В Париже у него не было времени на такие пустяки, как «Дон Кихот», хотя он регулярно о нем слышал – книга была модной. Сейчас он добрался до него – и с каждой перевернутой страницей все сильнее убеждался, что роман ему не нравится. В смысле плавности повествования, живости языка и яркости деталей это, безусловно, был один из лучших текстов, попадавшихся Даре за его жизнь – чем, вероятно, и объяснялся бешеный успех этого сочинения. Но вот все остальное – то есть содержание и смысл текста – вызывало у Даре раздражение, в отдельных сценах доходившее до отвращения. Сервантес вряд ли отдавал себе отчет, над чем смеется… Его Дон Кихот был прямой карикатурой на Лойолу, который читал и «Амадиса», и истории о христианских мучениках так же, как читал герой Сервантеса – не различая книжный текст и реальность. Но Сервантес не способен был понять, что можно быть пылким визионером и мечтателем – и при этом иметь дисциплинированный ум и неутомимую волю, способную изменить целый мир. После истории Лойолы издеваться над любовью к рыцарским романам – глупо.
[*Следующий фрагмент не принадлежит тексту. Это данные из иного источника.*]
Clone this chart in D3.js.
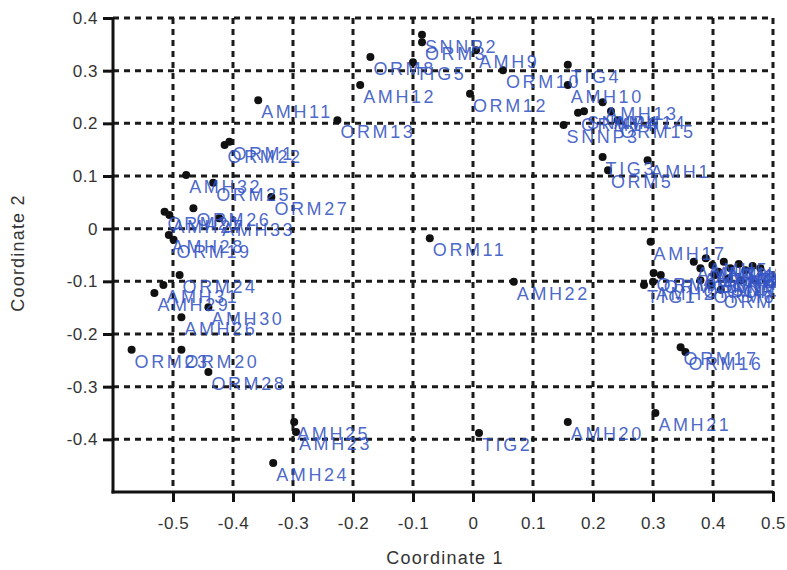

Превратить какое-то реальное явление в соломенное чучело, а потом сделать из него потеху для читателей – это не юмор, это дурновкусие…
К тому же, все, что было хорошо в истории лиценциата Видриеры, было дурно в «Дон Кихоте». В «Видриере» Сервантес не скатывался в пошлую комедию. Там он позволил себе написать – серьезно, без кривляния и балаганных шуток – о безумце, говорящем людям правду. И о том, что правда в этом мире способна существовать только в форме юродства и безумия, а правды здравой и серьезной, на которую придется отвечать так же серьезно – мир не примет. И вот – человек, который написал «Лиценциата Видриеру», забывает все, что знал, когда писал о судьбе Томаса Родахи – и рассчитывает позабавить и развлечь читателей историей о шлюхах, которые надевают на Дон Кихота бритвенный таз вместо рыцарского шлема! Над такими строчками Даре жалел о том, что автор не сидит напротив за тем же столом, чтобы он мог поднять глаза от текста и бросить ему в лицо – «Стыдитесь!..»
Впрочем, именно абсурдный пыл этой реакции помог Этьену прийти в чувство. Даре отложил в сторону "Дон Кихота". Поздно, надо спать, иначе он не выспится перед завтрашним уроком. Адриан в соседней комнате, наверное, видит уже десятый сон, а он тут раздражается над книгой и мысленно возражает незнакомому испанцу, который никогда не узнает, что хотел сказать ему Даре. Этьен невольно улыбнулся этой мысли. Встал, повел затекшими от долгого сидения плечами и начал готовиться ко сну.